• **Problem description**:
Begin at the first line of the data and copy each line through the one containing "2.85, 3.0, 3.32];", that line included, with no pictures.

• **Code that draws figures**:

□ □ □ □ □

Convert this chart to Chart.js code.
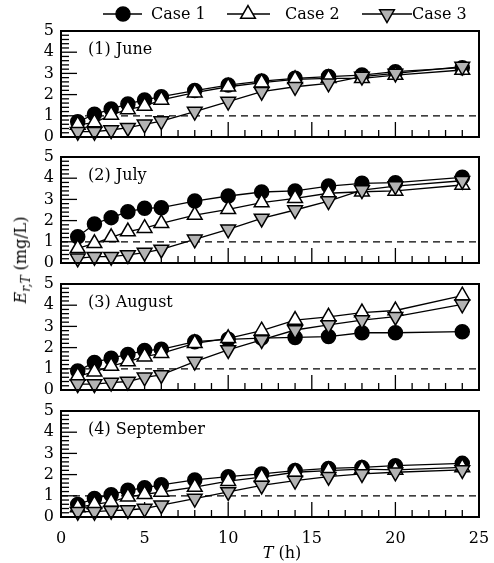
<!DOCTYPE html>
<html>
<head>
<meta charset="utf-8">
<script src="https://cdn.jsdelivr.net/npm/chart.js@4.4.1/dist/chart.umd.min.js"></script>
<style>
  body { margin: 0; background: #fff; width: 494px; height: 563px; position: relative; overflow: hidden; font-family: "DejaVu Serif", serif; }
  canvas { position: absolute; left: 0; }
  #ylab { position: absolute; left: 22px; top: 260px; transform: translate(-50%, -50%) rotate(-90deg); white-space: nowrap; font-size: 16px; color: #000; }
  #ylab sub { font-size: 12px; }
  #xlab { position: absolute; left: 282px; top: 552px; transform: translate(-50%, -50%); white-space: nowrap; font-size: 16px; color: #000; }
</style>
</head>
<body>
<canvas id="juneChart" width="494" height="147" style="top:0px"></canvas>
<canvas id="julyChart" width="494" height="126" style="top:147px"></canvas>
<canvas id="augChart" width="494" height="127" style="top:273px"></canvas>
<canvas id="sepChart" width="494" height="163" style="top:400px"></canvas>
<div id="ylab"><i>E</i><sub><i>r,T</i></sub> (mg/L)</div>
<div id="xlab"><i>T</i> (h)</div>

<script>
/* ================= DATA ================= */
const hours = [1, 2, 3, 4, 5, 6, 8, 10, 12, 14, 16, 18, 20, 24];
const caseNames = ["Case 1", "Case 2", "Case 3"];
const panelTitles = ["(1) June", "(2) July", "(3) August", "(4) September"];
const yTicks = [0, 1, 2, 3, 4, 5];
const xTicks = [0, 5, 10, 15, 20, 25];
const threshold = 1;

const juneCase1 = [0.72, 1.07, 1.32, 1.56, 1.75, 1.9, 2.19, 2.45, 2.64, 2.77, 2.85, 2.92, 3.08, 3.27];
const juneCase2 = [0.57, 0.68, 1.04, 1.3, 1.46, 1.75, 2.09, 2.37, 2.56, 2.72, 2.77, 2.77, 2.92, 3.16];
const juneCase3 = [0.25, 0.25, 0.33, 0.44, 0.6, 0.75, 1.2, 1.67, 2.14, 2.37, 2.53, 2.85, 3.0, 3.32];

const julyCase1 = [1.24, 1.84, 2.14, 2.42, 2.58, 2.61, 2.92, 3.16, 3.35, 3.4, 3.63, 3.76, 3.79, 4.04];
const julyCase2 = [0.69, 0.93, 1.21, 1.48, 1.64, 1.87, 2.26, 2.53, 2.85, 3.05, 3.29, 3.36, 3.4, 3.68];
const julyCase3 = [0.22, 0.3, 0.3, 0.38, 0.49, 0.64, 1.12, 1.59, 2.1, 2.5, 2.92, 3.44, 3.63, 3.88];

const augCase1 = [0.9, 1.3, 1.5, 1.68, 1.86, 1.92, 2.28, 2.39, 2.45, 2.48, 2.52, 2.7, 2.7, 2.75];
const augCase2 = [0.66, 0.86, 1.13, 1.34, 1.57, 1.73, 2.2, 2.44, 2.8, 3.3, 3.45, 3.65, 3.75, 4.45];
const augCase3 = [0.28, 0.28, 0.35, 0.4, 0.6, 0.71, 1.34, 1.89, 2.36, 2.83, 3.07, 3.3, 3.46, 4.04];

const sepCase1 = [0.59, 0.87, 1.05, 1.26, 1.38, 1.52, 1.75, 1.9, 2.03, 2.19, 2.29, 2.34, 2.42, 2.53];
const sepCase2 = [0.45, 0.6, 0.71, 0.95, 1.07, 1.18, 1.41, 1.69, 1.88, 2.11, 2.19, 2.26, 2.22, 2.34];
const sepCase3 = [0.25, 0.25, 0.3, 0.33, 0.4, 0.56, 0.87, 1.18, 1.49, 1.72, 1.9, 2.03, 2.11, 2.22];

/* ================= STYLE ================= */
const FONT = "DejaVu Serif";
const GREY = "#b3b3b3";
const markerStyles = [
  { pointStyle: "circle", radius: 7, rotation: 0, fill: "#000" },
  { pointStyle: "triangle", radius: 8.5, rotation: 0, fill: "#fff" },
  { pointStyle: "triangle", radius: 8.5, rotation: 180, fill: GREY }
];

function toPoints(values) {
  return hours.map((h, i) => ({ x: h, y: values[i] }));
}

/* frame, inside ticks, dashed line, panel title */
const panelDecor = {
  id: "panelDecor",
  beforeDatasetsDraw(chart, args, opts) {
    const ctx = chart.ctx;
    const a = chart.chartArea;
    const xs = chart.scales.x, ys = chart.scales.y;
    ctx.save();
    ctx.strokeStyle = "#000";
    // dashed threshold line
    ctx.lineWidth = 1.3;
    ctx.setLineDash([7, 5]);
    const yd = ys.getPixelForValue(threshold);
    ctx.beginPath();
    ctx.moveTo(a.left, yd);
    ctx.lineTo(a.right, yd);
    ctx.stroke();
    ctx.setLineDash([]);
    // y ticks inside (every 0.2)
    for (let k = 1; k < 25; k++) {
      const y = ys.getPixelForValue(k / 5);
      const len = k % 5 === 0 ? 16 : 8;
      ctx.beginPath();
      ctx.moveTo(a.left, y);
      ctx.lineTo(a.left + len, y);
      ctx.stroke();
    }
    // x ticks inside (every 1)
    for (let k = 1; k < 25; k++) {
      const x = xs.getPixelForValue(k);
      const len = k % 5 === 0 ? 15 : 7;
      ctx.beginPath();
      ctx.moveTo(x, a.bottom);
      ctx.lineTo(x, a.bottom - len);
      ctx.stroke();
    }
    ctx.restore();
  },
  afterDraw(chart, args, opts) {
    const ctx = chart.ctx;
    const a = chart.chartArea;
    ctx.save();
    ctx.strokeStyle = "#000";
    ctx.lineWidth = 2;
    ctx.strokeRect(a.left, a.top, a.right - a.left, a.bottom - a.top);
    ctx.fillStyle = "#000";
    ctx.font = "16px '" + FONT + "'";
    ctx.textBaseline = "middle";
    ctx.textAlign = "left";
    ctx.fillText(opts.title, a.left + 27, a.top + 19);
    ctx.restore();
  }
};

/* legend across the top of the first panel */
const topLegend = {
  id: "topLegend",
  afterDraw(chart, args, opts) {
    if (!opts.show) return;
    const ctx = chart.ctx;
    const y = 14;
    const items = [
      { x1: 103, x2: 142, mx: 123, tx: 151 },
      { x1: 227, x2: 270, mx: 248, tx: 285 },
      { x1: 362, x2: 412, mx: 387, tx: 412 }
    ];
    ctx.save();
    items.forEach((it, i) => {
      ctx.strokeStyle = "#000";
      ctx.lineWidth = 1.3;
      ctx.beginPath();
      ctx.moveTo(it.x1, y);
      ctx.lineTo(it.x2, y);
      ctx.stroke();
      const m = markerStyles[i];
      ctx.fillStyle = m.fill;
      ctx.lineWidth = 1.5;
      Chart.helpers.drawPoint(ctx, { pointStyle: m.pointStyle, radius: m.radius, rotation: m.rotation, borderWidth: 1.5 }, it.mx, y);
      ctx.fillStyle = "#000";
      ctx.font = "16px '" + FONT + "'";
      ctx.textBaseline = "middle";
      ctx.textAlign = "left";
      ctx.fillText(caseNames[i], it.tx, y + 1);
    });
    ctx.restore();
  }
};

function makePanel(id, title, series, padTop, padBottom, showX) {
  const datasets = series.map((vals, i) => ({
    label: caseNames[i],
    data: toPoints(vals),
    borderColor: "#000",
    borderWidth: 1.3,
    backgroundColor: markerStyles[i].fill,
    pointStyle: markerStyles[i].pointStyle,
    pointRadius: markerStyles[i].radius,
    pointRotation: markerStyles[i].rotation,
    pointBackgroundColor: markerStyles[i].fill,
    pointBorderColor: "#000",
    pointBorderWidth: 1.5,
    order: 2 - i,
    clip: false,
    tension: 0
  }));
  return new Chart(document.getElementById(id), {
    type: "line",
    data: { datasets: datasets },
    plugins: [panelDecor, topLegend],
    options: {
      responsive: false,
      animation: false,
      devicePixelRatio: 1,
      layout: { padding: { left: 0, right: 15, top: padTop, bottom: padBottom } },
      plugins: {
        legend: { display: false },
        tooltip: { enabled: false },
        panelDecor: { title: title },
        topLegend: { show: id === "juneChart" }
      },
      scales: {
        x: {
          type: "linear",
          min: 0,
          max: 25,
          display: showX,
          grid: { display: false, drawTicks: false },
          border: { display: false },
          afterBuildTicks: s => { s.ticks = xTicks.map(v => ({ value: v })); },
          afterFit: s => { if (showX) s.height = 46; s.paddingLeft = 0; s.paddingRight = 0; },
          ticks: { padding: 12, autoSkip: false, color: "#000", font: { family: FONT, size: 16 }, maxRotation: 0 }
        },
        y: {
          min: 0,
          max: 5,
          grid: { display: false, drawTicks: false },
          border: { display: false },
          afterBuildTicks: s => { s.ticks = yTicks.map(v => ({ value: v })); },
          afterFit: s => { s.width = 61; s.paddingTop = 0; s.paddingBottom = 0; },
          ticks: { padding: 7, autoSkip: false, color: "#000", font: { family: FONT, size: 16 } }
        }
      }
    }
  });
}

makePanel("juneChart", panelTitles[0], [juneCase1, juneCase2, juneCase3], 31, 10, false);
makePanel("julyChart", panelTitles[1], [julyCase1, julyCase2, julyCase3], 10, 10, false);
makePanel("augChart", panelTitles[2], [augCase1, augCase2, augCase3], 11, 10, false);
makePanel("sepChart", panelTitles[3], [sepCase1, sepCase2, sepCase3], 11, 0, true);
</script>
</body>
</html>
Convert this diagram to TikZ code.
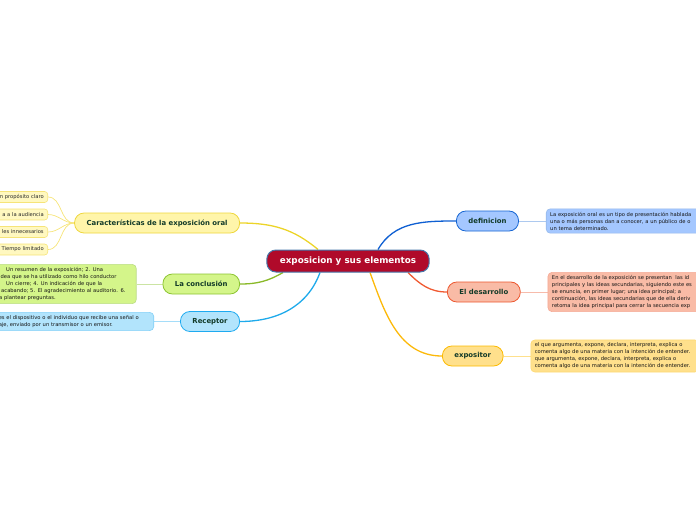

□ □ □ □ □

• **Full solution**:
Convert this chart to Chart.js code.
<!DOCTYPE html>
<html>
<head>
<meta charset="utf-8">
<script src="https://cdn.jsdelivr.net/npm/chart.js@4.4.1/dist/chart.umd.min.js"></script>
<style>
  body { margin: 0; background: #fff; width: 494px; height: 563px; position: relative; overflow: hidden; font-family: "DejaVu Serif", serif; }
  canvas { position: absolute; left: 0; }
  #ylab { position: absolute; left: 22px; top: 260px; transform: translate(-50%, -50%) rotate(-90deg); white-space: nowrap; font-size: 16px; color: #000; }
  #ylab sub { font-size: 12px; }
  #xlab { position: absolute; left: 282px; top: 552px; transform: translate(-50%, -50%); white-space: nowrap; font-size: 16px; color: #000; }
</style>
</head>
<body>
<canvas id="juneChart" width="494" height="147" style="top:0px"></canvas>
<canvas id="julyChart" width="494" height="126" style="top:147px"></canvas>
<canvas id="augChart" width="494" height="127" style="top:273px"></canvas>
<canvas id="sepChart" width="494" height="163" style="top:400px"></canvas>
<div id="ylab"><i>E</i><sub><i>r,T</i></sub> (mg/L)</div>
<div id="xlab"><i>T</i> (h)</div>

<script>
/* ================= DATA ================= */
const hours = [1, 2, 3, 4, 5, 6, 8, 10, 12, 14, 16, 18, 20, 24];
const caseNames = ["Case 1", "Case 2", "Case 3"];
const panelTitles = ["(1) June", "(2) July", "(3) August", "(4) September"];
const yTicks = [0, 1, 2, 3, 4, 5];
const xTicks = [0, 5, 10, 15, 20, 25];
const threshold = 1;

const juneCase1 = [0.72, 1.07, 1.32, 1.56, 1.75, 1.9, 2.19, 2.45, 2.64, 2.77, 2.85, 2.92, 3.08, 3.27];
const juneCase2 = [0.57, 0.68, 1.04, 1.3, 1.46, 1.75, 2.09, 2.37, 2.56, 2.72, 2.77, 2.77, 2.92, 3.16];
const juneCase3 = [0.25, 0.25, 0.33, 0.44, 0.6, 0.75, 1.2, 1.67, 2.14, 2.37, 2.53, 2.85, 3.0, 3.32];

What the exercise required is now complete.